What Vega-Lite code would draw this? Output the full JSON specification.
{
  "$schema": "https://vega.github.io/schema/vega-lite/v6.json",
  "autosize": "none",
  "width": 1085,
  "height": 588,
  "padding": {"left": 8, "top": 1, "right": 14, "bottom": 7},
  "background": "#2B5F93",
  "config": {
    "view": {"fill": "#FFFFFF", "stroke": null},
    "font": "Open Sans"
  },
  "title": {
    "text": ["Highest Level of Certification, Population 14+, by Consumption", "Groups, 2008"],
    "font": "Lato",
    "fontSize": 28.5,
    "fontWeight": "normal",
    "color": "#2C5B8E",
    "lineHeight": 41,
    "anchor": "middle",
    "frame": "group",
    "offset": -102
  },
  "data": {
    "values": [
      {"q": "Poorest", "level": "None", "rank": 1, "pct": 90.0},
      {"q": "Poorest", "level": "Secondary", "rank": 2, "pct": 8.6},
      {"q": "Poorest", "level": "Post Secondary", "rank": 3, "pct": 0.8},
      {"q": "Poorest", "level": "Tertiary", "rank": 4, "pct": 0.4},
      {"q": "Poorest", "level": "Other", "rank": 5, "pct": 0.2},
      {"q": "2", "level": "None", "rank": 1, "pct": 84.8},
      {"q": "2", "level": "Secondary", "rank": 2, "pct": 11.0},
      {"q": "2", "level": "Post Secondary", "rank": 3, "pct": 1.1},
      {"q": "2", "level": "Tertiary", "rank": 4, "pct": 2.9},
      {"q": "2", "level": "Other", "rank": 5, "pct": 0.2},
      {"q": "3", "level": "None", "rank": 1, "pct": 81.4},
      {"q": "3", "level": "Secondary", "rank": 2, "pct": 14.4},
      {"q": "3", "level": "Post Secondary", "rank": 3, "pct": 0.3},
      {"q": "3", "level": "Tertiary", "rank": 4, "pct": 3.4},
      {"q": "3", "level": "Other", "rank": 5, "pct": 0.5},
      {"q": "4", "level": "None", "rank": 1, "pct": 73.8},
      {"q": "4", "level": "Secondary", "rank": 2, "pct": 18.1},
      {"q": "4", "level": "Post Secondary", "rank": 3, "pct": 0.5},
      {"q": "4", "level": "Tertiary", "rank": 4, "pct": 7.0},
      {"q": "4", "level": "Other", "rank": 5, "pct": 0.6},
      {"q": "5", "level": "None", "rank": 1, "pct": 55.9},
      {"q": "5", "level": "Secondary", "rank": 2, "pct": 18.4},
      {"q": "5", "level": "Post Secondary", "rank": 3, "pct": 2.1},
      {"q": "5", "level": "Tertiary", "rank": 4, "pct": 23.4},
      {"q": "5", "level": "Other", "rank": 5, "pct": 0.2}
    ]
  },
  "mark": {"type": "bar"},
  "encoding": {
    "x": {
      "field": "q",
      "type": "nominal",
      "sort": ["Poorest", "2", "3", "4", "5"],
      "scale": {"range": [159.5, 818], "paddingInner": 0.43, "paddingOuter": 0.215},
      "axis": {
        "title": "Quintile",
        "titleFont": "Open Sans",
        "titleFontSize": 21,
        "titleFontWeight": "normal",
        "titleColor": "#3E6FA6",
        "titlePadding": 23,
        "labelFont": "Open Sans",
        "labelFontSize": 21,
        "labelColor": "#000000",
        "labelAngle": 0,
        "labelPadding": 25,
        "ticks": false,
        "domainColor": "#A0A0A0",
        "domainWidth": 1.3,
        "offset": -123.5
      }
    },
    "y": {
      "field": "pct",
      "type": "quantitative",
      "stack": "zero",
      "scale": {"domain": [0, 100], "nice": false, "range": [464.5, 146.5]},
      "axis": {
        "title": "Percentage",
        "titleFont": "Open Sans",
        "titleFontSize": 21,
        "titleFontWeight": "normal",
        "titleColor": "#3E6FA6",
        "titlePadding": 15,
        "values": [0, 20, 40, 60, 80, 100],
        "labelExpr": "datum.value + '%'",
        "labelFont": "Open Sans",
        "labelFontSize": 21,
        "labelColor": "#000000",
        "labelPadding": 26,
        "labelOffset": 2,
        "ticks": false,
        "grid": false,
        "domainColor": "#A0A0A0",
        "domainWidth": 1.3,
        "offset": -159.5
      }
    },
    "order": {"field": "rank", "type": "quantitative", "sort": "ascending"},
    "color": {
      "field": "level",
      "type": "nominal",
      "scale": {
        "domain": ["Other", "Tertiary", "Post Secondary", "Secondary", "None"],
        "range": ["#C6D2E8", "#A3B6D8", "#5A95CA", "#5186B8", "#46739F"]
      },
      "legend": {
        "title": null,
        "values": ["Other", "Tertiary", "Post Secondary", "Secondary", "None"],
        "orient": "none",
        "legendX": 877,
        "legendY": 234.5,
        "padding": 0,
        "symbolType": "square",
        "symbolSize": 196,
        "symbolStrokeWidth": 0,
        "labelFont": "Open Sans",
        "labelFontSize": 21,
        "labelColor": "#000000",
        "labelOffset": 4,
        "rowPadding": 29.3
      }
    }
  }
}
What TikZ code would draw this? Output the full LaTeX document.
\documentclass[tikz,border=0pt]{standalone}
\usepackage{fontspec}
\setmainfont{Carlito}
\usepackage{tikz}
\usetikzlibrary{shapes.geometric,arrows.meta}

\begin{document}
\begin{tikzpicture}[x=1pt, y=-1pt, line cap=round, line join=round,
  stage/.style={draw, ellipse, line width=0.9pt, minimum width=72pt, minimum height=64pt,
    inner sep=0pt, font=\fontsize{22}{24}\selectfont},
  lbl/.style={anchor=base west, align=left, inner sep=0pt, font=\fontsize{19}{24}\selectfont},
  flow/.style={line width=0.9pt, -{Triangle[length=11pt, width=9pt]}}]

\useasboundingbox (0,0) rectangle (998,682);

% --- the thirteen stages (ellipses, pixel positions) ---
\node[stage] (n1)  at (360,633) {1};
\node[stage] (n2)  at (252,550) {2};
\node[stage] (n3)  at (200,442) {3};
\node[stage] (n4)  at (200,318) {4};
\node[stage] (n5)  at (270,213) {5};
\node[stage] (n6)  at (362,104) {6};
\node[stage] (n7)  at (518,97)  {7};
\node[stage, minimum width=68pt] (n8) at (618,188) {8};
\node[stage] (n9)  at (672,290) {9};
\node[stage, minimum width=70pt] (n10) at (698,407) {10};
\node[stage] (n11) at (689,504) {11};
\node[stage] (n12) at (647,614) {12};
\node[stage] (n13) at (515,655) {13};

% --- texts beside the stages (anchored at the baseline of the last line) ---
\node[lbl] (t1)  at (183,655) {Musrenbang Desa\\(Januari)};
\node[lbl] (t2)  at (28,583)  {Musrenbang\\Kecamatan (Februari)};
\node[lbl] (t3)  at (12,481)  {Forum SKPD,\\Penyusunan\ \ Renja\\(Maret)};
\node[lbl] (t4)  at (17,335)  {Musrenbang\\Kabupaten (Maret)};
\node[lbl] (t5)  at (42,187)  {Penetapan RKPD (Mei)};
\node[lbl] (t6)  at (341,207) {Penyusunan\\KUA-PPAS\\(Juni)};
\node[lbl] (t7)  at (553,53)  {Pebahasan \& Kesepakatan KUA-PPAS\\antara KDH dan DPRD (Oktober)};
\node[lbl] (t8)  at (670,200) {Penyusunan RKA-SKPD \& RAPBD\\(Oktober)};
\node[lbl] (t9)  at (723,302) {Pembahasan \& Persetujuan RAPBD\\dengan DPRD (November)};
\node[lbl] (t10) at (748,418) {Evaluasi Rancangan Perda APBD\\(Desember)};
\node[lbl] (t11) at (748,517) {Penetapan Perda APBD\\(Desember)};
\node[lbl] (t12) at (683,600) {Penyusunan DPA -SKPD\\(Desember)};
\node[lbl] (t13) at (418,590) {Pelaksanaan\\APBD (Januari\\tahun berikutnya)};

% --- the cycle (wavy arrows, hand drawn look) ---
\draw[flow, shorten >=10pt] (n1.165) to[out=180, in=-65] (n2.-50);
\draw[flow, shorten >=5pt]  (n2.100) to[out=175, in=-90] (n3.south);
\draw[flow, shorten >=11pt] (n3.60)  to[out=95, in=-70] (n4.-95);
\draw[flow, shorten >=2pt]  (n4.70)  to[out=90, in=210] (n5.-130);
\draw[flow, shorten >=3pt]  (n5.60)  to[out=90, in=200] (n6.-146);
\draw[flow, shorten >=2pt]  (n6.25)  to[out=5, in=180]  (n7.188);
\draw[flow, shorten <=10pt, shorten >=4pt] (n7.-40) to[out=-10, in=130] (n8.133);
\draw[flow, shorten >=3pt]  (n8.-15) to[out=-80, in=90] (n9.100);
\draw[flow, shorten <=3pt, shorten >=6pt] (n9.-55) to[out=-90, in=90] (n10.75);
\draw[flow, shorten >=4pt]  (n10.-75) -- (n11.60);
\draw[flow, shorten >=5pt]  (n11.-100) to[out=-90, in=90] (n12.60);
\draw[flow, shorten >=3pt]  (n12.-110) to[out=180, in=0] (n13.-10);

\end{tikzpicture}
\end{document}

...

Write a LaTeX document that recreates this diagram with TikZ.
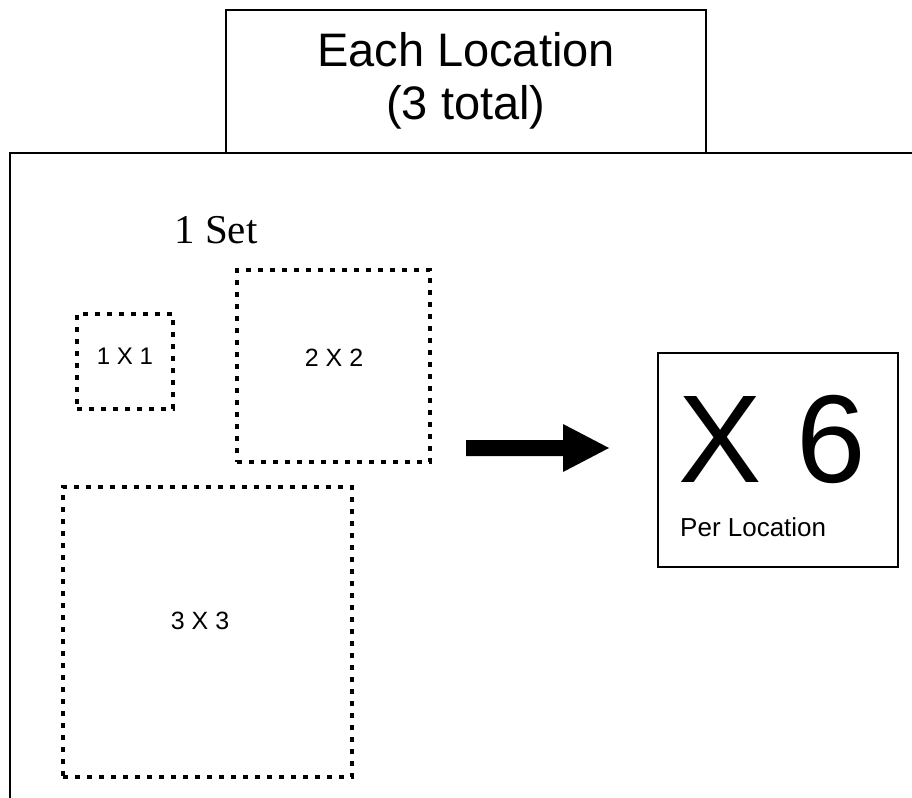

→ Stated exercise
Show the lines of the material that contain the word "What".

→ Response
What Vega-Lite code would draw this? Output the full JSON specification.
What TikZ code would draw this? Output the full LaTeX document.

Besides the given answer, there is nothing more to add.